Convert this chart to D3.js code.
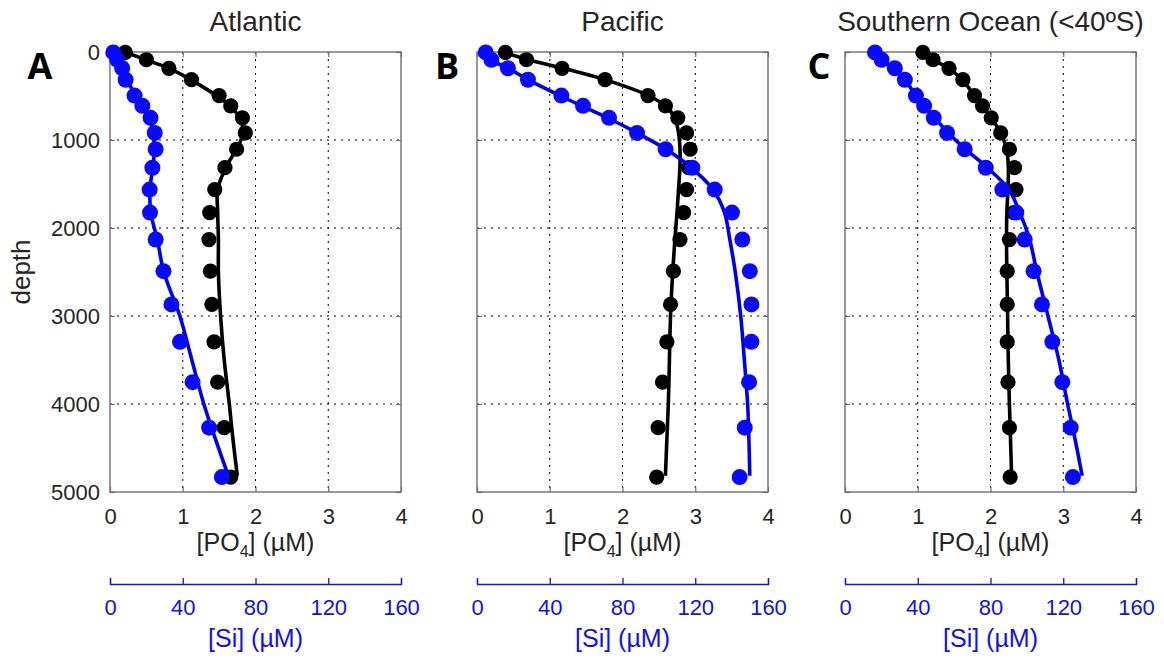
****
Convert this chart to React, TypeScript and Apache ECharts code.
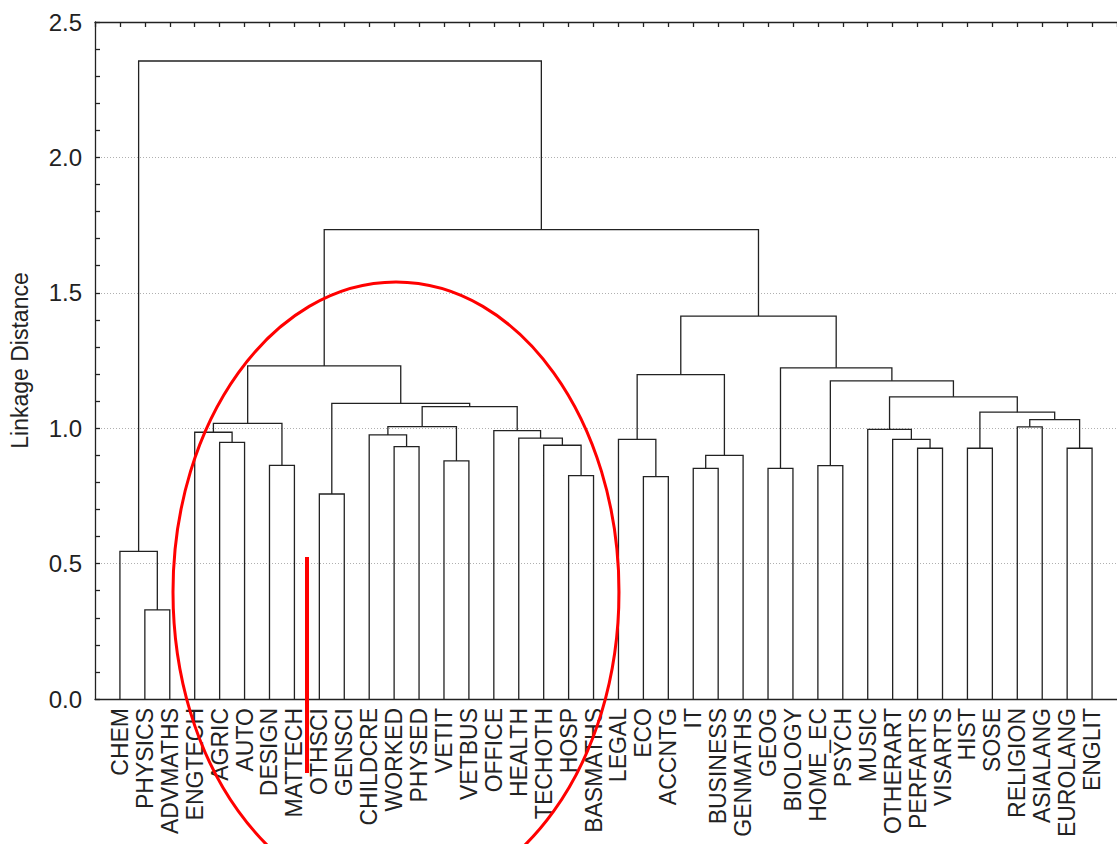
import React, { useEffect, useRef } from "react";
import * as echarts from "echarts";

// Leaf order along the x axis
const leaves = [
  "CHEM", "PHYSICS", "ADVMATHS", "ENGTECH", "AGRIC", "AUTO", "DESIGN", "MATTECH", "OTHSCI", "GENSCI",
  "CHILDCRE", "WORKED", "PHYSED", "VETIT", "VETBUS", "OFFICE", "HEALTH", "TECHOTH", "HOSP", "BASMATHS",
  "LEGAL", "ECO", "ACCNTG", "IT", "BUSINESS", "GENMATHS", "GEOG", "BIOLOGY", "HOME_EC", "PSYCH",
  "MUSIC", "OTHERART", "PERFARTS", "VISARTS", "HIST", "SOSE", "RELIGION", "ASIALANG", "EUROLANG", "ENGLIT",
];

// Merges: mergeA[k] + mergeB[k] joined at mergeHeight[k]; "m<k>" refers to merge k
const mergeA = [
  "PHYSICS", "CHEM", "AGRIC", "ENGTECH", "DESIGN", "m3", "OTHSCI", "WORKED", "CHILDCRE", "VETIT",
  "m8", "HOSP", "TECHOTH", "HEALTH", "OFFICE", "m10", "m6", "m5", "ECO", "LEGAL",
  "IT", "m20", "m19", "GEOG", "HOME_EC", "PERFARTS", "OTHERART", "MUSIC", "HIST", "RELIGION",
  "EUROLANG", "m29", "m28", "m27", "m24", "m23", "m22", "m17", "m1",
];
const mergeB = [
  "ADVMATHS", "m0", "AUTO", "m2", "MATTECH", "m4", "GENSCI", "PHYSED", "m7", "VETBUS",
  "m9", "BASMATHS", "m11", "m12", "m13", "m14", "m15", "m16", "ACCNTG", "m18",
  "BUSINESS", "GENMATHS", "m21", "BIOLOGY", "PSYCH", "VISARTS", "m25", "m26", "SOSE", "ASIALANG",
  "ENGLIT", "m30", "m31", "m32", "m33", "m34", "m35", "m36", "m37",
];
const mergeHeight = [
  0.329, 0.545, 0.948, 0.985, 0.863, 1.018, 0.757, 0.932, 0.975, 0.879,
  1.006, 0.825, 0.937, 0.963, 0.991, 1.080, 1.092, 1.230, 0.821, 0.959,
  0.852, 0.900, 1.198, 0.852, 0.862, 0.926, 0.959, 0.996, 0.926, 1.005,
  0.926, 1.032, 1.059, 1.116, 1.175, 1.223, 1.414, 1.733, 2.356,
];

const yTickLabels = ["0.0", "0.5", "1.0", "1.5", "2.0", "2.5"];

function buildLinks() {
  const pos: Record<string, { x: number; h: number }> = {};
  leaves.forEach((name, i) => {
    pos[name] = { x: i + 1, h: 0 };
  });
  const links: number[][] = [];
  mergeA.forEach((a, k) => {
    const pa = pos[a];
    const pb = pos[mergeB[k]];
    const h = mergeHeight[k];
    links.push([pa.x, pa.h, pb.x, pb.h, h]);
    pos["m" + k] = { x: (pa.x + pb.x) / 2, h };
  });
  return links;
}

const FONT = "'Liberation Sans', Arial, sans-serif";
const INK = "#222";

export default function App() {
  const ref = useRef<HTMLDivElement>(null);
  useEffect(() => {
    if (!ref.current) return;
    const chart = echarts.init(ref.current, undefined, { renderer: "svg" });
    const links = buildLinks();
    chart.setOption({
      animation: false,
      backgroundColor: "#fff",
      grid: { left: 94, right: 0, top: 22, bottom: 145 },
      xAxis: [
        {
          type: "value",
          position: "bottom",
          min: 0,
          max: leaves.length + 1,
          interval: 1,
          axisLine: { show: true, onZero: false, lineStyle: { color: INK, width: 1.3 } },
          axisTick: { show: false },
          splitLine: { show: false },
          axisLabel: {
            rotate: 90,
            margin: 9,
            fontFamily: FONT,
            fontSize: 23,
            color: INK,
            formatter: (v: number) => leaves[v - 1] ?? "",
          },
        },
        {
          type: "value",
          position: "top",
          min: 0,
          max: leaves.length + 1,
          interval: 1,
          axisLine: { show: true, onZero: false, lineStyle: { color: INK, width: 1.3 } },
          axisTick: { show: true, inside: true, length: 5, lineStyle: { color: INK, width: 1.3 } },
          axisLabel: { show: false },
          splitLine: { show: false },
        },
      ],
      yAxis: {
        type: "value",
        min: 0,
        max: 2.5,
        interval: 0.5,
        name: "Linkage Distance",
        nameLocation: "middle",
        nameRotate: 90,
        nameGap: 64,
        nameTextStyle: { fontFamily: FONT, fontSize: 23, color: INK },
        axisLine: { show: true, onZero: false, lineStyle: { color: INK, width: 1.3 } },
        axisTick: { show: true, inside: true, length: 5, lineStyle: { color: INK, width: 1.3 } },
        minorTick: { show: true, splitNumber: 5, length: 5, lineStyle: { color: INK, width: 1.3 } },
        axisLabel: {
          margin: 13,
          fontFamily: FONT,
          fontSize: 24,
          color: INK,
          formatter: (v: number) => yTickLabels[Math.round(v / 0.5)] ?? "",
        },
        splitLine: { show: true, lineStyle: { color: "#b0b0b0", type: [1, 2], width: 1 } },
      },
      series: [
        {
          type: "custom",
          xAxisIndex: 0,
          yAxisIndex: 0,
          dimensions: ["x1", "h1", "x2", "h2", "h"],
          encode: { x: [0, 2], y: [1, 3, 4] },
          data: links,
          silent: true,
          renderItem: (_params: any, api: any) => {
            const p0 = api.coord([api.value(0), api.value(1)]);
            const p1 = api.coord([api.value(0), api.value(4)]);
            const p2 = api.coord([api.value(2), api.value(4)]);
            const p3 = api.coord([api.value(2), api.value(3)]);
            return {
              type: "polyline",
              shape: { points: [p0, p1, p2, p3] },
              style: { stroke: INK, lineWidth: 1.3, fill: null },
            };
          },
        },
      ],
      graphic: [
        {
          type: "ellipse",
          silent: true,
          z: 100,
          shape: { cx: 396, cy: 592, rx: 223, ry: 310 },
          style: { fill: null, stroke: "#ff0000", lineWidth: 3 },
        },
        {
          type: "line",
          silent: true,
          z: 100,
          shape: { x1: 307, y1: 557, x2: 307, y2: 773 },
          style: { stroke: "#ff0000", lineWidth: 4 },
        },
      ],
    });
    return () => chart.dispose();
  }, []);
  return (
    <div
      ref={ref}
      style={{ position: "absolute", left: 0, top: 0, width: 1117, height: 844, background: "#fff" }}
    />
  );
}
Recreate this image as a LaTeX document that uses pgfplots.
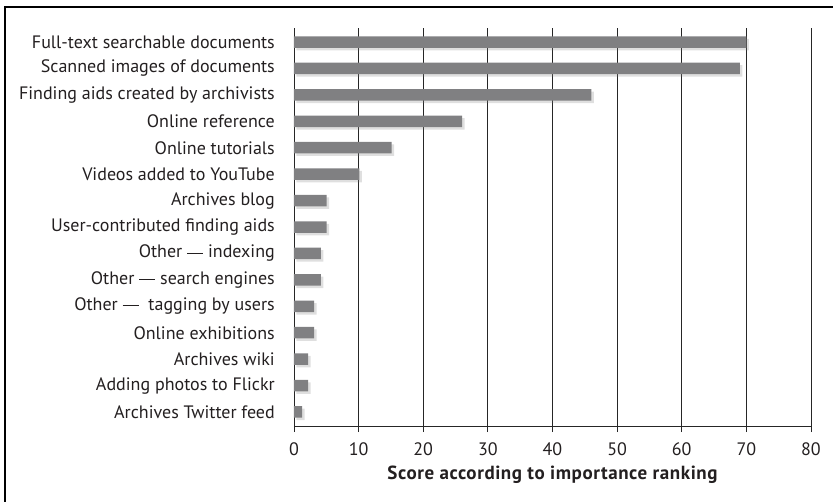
****
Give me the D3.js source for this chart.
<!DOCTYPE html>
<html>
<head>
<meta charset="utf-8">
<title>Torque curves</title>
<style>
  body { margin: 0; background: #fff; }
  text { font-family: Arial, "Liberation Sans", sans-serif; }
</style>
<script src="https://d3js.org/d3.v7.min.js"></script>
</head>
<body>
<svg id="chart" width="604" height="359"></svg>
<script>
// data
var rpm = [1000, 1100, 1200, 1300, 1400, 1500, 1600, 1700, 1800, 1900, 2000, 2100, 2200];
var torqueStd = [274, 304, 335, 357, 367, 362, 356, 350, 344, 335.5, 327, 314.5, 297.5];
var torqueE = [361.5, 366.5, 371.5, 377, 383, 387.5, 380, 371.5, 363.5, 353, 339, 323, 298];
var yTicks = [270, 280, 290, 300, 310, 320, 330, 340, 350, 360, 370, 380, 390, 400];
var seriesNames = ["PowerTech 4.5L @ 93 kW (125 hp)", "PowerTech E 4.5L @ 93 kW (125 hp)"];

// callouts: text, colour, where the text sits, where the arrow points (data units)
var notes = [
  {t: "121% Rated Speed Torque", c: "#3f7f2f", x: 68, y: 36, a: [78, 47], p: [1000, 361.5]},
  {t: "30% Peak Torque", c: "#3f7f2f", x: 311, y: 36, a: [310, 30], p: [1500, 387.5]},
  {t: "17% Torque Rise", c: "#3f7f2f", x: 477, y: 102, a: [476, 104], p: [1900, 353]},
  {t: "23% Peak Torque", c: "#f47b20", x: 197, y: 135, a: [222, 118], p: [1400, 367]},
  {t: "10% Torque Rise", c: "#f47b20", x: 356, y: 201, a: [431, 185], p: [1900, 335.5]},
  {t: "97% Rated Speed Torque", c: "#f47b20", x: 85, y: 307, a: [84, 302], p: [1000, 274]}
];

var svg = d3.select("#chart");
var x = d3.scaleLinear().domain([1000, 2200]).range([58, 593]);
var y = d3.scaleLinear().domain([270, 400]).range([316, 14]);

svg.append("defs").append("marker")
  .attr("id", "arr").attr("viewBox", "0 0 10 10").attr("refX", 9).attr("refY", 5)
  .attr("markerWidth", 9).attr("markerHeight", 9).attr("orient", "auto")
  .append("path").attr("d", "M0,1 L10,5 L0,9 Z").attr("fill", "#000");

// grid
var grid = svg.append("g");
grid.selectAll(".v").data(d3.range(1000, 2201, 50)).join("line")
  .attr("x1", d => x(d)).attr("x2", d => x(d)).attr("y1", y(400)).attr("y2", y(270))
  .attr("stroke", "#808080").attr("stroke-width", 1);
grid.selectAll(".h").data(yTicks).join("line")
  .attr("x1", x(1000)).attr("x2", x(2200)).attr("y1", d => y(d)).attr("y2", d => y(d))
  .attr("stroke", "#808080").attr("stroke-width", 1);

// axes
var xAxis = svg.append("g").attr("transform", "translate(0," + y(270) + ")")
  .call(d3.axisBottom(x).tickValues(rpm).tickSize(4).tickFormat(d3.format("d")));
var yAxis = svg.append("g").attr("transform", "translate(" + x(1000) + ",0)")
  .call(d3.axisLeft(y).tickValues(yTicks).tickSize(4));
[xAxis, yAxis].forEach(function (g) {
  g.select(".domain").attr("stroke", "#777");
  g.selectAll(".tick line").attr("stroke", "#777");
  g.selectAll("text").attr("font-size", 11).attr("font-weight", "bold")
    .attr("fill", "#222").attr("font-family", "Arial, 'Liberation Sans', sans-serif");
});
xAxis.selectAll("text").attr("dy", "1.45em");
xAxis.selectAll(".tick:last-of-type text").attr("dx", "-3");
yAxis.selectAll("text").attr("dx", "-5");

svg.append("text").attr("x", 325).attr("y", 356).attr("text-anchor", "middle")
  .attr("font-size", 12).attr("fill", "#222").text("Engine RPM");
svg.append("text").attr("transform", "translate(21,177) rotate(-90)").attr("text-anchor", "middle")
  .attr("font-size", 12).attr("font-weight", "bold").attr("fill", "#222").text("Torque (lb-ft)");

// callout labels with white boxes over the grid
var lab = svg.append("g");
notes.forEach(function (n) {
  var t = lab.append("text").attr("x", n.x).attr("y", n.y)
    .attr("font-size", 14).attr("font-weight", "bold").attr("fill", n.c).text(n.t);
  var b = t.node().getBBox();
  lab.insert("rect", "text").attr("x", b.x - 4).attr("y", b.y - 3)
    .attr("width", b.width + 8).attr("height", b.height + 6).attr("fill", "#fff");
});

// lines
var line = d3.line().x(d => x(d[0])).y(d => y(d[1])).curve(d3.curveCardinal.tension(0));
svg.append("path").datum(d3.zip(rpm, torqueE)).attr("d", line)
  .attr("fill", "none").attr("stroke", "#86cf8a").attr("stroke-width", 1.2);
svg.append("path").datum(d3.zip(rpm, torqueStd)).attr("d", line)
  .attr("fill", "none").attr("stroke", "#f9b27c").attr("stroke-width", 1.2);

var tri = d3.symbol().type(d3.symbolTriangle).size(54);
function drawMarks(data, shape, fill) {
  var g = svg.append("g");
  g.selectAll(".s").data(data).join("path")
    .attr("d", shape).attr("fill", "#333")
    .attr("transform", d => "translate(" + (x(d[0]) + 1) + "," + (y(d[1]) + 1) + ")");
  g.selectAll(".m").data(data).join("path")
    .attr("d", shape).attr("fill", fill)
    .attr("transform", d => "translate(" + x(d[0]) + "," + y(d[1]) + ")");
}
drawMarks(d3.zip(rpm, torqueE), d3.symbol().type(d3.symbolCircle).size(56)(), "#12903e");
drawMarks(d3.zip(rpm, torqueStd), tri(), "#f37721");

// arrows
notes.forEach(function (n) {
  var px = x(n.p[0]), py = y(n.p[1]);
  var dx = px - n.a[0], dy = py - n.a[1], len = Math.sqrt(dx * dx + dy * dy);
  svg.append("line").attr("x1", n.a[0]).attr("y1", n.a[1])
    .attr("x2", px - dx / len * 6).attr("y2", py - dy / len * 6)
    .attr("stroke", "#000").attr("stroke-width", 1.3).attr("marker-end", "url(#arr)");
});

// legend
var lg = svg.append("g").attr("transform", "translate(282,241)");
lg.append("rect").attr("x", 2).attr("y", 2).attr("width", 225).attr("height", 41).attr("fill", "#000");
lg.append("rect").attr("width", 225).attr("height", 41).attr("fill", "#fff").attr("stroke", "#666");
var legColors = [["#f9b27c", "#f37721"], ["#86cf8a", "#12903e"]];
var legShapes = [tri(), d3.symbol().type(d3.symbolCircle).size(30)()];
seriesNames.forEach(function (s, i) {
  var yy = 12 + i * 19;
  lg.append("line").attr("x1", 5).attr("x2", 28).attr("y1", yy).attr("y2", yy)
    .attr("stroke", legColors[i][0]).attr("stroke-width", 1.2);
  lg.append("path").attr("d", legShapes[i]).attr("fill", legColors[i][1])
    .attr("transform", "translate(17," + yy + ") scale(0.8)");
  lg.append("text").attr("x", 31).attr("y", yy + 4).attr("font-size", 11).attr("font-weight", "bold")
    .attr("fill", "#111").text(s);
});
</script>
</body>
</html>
****
> What you need to do
Give again, exactly as written, only the lines that start at the one with "Convert this chart to React, TypeScript" and end at the one with "import * as", both included. Skip any pictures.

> Exercise result
Convert this chart to React, TypeScript and Apache ECharts code.
import React, { useEffect, useRef } from "react";
import * as echarts from "echarts";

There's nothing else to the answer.